David Brooks summarized development economics' lack of insight in a New York Times column dealing with the development enigma surrounding Haiti, "The Underlying Tragedy." We don't really know how developing nations can create sustainable development – and be aided by already-developed nations in this mission to enhance the lives of all their citizens. This is true for both macro- and micro-aid strategies, as well as indigenous and external plans. We don't yet unmistakably know how to target, structure and spend financial aid so that it will reduce poverty and create longer-term economic and social improvement for all citizens.

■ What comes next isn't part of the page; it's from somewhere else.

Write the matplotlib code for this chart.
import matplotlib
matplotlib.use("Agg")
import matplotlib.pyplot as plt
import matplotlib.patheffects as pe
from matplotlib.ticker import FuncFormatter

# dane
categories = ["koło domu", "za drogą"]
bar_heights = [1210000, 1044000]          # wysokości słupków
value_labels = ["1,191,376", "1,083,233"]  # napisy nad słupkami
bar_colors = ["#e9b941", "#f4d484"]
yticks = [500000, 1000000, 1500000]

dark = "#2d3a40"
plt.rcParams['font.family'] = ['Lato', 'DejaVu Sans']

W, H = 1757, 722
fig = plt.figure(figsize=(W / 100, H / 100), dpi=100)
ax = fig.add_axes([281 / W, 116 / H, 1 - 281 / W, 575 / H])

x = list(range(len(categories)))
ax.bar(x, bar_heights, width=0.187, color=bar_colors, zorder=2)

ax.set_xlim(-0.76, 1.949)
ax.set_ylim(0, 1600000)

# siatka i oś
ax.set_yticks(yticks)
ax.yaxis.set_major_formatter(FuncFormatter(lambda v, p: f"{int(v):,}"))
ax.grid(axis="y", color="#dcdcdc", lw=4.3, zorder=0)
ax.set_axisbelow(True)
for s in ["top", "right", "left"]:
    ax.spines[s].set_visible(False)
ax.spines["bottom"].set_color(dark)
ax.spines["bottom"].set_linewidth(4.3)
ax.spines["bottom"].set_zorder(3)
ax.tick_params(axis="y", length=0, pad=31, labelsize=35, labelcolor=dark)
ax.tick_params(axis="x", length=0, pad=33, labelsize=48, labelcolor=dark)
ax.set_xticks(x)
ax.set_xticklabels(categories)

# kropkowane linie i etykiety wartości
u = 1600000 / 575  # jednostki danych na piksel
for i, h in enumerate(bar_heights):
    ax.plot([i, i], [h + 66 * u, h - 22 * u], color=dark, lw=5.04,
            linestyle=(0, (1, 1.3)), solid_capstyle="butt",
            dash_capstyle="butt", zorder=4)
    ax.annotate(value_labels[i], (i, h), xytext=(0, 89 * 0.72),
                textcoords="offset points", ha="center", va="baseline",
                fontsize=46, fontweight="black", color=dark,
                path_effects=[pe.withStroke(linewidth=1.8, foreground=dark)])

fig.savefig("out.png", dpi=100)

Needless to say, this is a regrettable situation because it implies we don't really understand with any specificity how well-meaning decision-makers can provide broadly-applicable ways for needful nations to augment their development status. Brooks' article mentions that perhaps a nation's culture is a more telling indicator for why some countries are more successful than others in their quest for development. Yet changing cultural norms in the name of economic development is a much more disputed prospect, and fraught with far more unease and uncertainty than merely improving ineffective or inefficient institutions, infrastructure and even markets (that in and of themselves embody huge challenges). Unsurprisingly, few publicly-funded projects directly mention changing cultural norms as a mechanism for achieving economic development goals, even though such indigenous norms may not outwardly be consistent with enhanced development. So, if the development glass is indeed half-empty, how should we proceed; what's the alternative?
We, the already-developed world of G-7 or G-20 nations, must continue promoting (and funding) effective economic development, but unambiguously consistent solutions for development still await discovery. Hopefully, we will gain more insight about what works for economic development as a new generation of clever economists as well as political and social scientists tackles these abundant challenges.

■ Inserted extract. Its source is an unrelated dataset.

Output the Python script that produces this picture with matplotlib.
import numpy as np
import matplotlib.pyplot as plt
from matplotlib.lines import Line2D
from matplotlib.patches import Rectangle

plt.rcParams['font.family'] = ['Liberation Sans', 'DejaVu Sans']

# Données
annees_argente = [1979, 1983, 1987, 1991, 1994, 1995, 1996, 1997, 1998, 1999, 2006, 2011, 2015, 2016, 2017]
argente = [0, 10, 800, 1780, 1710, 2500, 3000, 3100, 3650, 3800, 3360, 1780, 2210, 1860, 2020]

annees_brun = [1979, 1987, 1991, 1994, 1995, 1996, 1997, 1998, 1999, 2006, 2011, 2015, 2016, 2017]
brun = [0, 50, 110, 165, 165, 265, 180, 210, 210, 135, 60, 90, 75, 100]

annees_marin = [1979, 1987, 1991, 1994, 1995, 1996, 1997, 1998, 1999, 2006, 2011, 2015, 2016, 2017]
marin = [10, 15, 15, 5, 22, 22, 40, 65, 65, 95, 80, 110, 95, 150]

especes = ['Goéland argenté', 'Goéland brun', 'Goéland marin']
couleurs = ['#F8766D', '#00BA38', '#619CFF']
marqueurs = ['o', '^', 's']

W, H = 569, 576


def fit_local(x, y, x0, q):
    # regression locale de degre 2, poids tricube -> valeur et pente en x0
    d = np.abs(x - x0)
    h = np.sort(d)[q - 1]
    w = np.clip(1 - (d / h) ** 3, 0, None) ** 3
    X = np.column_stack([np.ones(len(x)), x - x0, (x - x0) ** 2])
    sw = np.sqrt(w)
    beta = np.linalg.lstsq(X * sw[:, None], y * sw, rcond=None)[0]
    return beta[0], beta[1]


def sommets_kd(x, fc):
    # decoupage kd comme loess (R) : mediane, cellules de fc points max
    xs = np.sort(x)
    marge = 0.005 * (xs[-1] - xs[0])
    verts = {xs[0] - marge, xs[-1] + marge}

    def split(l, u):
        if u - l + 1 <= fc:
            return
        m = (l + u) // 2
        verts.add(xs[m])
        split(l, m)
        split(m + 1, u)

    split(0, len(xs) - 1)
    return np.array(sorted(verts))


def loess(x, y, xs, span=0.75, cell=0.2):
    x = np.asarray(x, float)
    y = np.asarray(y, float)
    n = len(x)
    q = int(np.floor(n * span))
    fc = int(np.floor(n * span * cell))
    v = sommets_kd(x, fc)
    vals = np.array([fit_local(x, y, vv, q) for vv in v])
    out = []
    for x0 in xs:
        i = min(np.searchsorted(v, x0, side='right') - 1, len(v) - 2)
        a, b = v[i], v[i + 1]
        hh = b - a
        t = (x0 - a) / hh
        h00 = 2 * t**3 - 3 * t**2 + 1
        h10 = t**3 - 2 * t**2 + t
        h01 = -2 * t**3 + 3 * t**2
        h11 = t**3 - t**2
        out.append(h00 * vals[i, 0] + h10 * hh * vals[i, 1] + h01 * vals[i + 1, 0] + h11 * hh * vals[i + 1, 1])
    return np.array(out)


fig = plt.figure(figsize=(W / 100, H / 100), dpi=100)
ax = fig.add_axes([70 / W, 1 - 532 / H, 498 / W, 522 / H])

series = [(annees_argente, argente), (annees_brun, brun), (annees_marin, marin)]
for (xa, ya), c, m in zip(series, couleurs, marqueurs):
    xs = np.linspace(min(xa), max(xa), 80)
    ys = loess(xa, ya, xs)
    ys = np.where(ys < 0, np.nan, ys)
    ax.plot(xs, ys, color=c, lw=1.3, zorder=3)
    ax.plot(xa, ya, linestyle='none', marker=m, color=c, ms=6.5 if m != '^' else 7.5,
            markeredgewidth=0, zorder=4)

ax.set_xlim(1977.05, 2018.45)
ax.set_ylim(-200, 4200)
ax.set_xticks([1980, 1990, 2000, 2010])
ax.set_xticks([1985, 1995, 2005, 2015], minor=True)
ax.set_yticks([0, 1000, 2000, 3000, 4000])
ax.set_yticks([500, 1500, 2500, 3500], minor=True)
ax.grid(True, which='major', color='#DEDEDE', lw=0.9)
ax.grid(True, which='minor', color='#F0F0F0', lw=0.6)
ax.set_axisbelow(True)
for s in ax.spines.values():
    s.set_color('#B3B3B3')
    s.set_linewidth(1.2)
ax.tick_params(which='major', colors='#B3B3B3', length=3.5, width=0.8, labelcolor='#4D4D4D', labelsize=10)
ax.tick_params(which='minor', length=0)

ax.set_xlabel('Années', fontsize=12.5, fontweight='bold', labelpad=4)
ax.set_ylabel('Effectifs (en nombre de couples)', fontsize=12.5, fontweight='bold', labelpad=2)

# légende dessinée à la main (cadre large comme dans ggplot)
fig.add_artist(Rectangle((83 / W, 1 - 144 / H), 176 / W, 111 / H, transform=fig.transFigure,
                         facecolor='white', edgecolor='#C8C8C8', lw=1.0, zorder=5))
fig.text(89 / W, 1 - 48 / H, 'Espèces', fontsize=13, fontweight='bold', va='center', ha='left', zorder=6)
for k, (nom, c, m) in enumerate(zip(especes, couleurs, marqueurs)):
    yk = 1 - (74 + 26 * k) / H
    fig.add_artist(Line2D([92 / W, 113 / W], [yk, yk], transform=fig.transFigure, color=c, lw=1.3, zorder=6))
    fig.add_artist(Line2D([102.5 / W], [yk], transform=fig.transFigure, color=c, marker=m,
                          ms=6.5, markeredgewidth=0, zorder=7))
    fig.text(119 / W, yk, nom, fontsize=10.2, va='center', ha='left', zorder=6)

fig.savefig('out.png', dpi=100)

A more positive rejoinder to the above "half-empty" argument can be made using a different perspective. This alternative is discussed in David Leonhardt's column in the New York Times, "For the Poor, A Message of Hope." Leonhardt talks some about Liberia and its significant economic development struggles. Liberia's per capita income has decreased by an astonishing 80% to as little as $210 [that’s $0.58/day] since 1980, one of the world's very lowest. However, development economist Charles Kenny argues that contrary to the popularly-held general belief, nations in Africa like Liberia have actually attained some success and improvement in recent decades, even if their economic growth hasn't distinguished itself. Kenny argues in his book, Getting Better, "the biggest success of development has not been making people richer but, rather, has been making the things that really matter – things like health and education – cheaper and more widely available." Furthermore, the UN's 1st Millennium Development Goal (to halve the portion of world population living in dire poverty by 2015) was impressively achieved 5 years early largely through efforts in India and China. It can be done.

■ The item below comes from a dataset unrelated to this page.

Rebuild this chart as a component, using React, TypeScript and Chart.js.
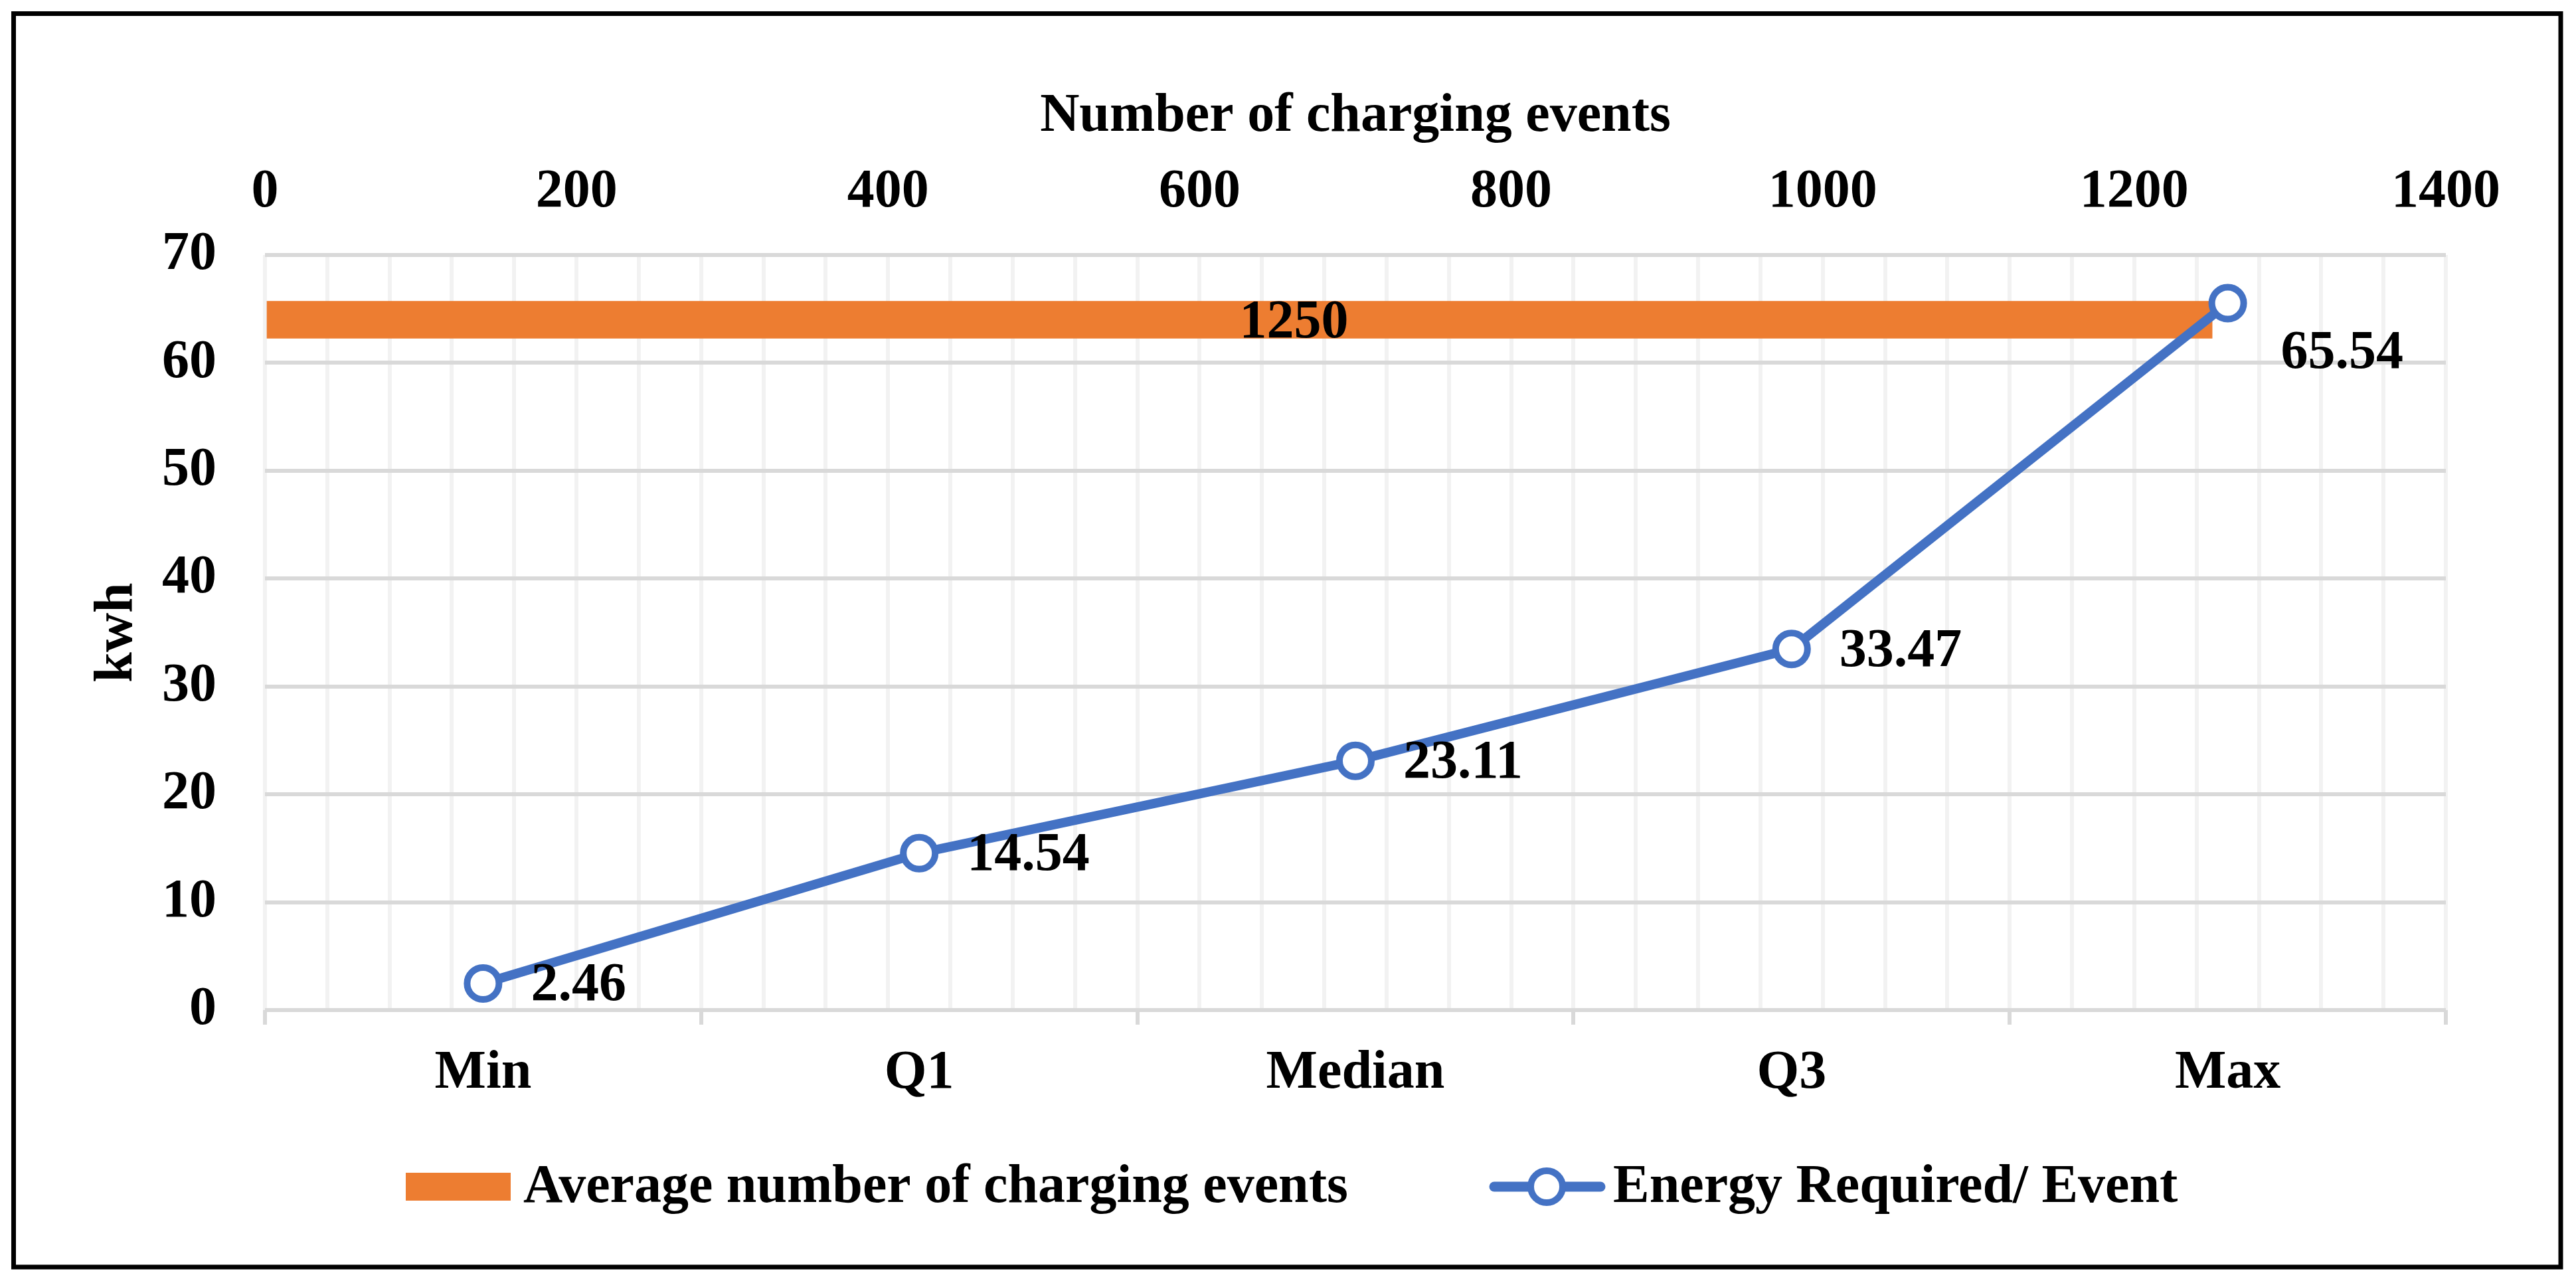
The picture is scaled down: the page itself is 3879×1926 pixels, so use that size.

So instead of focusing on the dismal state of Liberia's (and other nations') per capita income, we should change our perspective and acknowledge that other, non-economic factors have progressed from development aid. For example, average life expectancy has improved significantly in many developing nations. In 1990 Ethiopia’s life expectancy at birth was 47.9 years; by 2008 it increased substantially to 64 years. Also, Ethiopia’s infant mortality, although still elevated, has been reduced by 50% to 67 deaths/1000 births in 2009. Ethiopia increased its primary school enrollment ratio from 21.7 in 1990 to 89.3 in 2007. These improvements are significant and impressive.
In concentrating on economic numbers (like per-capita income) we've ended up overlooking crucial gains by developing countries' human development, particularly in health and education. Sure, these gains are all relative to a very low historic base, but they represent noteworthy, meaningful improvements in many people's lives. The gains in life expectancy since 1980 have been highest in the Middle East and North Africa (12.2 years), South Asia had the second largest gain (9.6 years) and Latin America is third (8.1 years). Still, 12 nations have life expectancy less than 55 years; and Sub-Saharan Africa's gain since 1980 is a disappointing 4.0 yrs. [As a point of reference, Leonhardt mentions that estimated life expectancy during the Stone Age (approximately 200,000 years ago) was 34 years.[1]] These advances are also in spite of the modern-day scourges in Africa and other locales of HIV/AIDS and Ebola that many people, including Mr. Kenny, believe are akin to the 14th century Plague that killed 30-60% of Europe's population.
Thus, we should look more closely at which development programs actually do work, rather than asking whether any work or not. Fortunately, some do work. It appears that development of the "basics" – health, education, communications and transport (HECT) – have provided a growing number of counties with demonstrable improvement. Indeed, programs that concentrate on HECT broadening and deepening can also eventually even impart economic progress; since healthier, more educated, more connected people will be more productive and economically vital.
Needless to say, there is still too much room for improvement in how development can be successfully created to be complacent, but we should remember that the development glass is indeed half-full. We should focus on human, HECT-based development through our efforts, rather than more narrowly-focused economic development. And most important for myopic, disjointed folks like Mr. Trump, our history is replete with evidence that when we help improve the economic status and welfare of other nations’ peoples, American citizens – including corn farmers in Iowa – benefit as well.





[1] It's a mystery to me how archaeologists can determine Stone Age life expectancy, but then they probably wonder how we economists calculate cross-price elasticity of demand and purchasing power parity.